# New Puppy Sleeping in Room with Us



## Claire'sMom (Dec 12, 2007)

We just got Claire last week at 10 weeks old. She has been sleeping in her crate next to our bed. The problem is that whenever she hears us talk or move around, she starts to whine. If we're perfectly quiet, then she'll stay quiet and sleep. Well needless to say this has been really hard for us. My husband and I are away from each other all day and would like to spend our evenings talking to each other after we put our new furbaby to sleep. A friend, who also has a puppy, suggested we move her crate downstairs so that my husband and I can get back our nighttime routines. He and I are both exhausted from trying not to move, talk or snore at night. 

Do you see a problem with moving her downstairs? We thought we'd get one of those fenced puppy play areas and put her crate in there and she can also use the play area during the day while we're at work. (Of course we would have her upstairs with us before we turn in for the night.)

We love our little Claire Bear so much... but I'm so exhausted and hoping we can make some adjustments. Any help/suggestions would be greatly appreciated!


----------



## Max & Rocky (May 20, 2004)

Certainly you can give it a try. She is still pretty young and to comfort her, I would suggest that you give her something of yours with your scent on it. I'm also wondering if you but a blanket over her crate, if she would more quickly become quiet.


----------



## Bubbaviny (Sep 20, 2007)

When we got Bubba he was 3 month old. We got him a bed and a crate, and we put it in the living room. We never had a problem with him. And I put a towel on his crate to cover three sides. I think he's very comfortable in his crate, nothing bothers him.
Good luck with your baby.


----------



## Julie718 (Feb 17, 2006)

Tango and Tillie have always slept in our bedroom. Either in their crates or in the bed with us. The Malts like to be near us! They are pack animals and like to be with their owners. I would give it a try with Claire in your bedroom. Since you just got her, she is still getting used to your schedule. Both of my Malts know when it is time to go to sleep and are asleep when they get in bed with us or are put in their crates. I hope Claire settles in soon!!


----------



## jmm (Nov 23, 2004)

You could try ignoring her a few nights. I had one pup who could not be in the bedroom. She would carry on all night. I put her in the dog room (aka what would have been the dining room) and closed our bedroom door. Silence! She'd go right to bed. I just made sure to set my alarm to get up and take her out during the night.


----------



## bellaratamaltese (May 24, 2006)

I think she'd be ok in another room, none of my dogs sleep with me (the hubby doens't want them to) so like JMM, they sleep in the dog room (also a converted dining room) and they are fine. They get up when I get up and it's been pretty stressfree having that arrangement.
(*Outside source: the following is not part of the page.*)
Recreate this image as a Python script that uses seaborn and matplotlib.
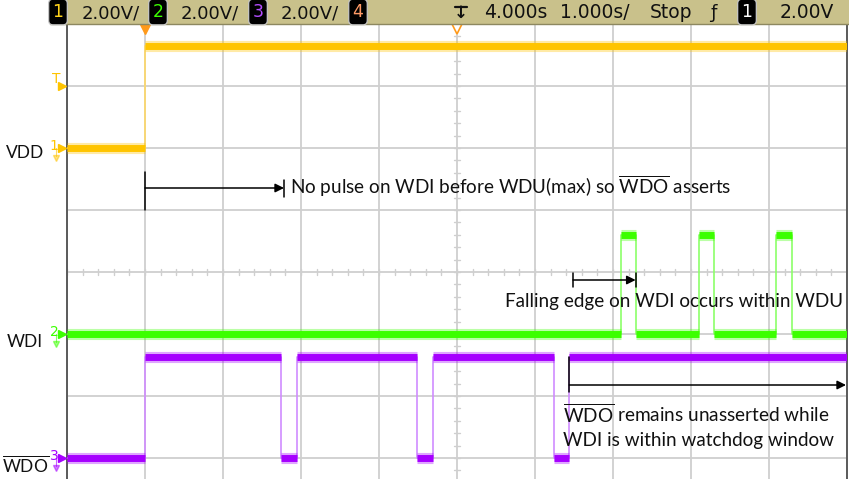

Having a new puppy can be stressful enough without adding the sleep deprivation thing going on

I would maybe put a tv or radio on for your baby and I hope it works for you and you get some sleep!


----------



## ShilohsMom (Jun 25, 2007)

If your sounds or intereactions makes her whine she is probably feeling jealous like why am I in here and another room may be just the solution. Either way, I wish you good luck. Its hard to ignore the whining in the same room.


----------



## MrBentleysMom (Dec 19, 2007)

Our puppy (8 weeks old) does the same thing! But he will eventually fall asleep. He does, however wake up twice during the night to potty. I get up both times and let him out and he will come back in his crate, next to our bed and go back to sleep. Sometimes he will whimper, but never for more than about 5 minutes. I was wondering if it was normal for them to need to get up during the night to potty, and when will this stop, if ever?


----------



## Furbaby's Mommie (Jul 10, 2004)

It is difficult at first. It is like having a newborn skin baby in the house. It is what you have to contend with and will not last forever. She will learn you are there and she is safe and stop whining. I think it is easier to have her close where she knows you are there and can see and smell you. You need to be taking her potty twice during the night at this age anyway. We did potty at 11 PM and settled on between 1-2 AM and and again around 4-5 AM for the first few weeks Shoni was home.
There is very little sound sleeping for the humans for a while. That the way it is. B)


----------



## Max & Rocky (May 20, 2004)

> Our puppy (8 weeks old) does the same thing! But he will eventually fall asleep. He does, however wake up twice during the night to potty. I get up both times and let him out and he will come back in his crate, next to our bed and go back to sleep. Sometimes he will whimper, but never for more than about 5 minutes. I was wondering if it was normal for them to need to get up during the night to potty, and when will this stop, if ever?[/B]


I might as well say this right off the bat... It would have been far better had you done some research before getting your puppy. If you had, you would have also learned the answer to the question you have asked. Yes, as they get larger, they will get better about controlling their bladders and they will gradulatly be able to go longer and longer between potty breaks.

I don't know how long you have had him, but 8 weeks is way too young for many reasons. I have four eight week old pups myself right at this minute, but I would never think of adopting them out right now. The campanionship with their litermates and mom sould be teaching your baby some important lessons right now. I will also say that an 8 week old pup is just a little bit removed from peeing or pooping where ever they happen to be when the urge strikes. The recommended age for small breed puppies is 12 weeks.

How is he eating?


----------



## Tina (Aug 6, 2006)

Maltese are pack animals. They are bred for one reason only to be your companion. It's like having a new born baby right at first. So, you are saying that you cannot talk while she is with you? You can always set her outside the room so you can get back to your ................ and then get her when your done. I have 4 8 week old puppies too right now and they follow me everywhere and sleep in a crate next to my bed. Which I like because right now is the transition to eating fully on their own. I have to watch and make sure they don't forget to eat and go hypoglycemic. The crate is open and they know where the food is and the potty pad. For the most part they do make it to the potty pad. 
She was used to being with another Maltese and you have become her companion now. 
Tina


----------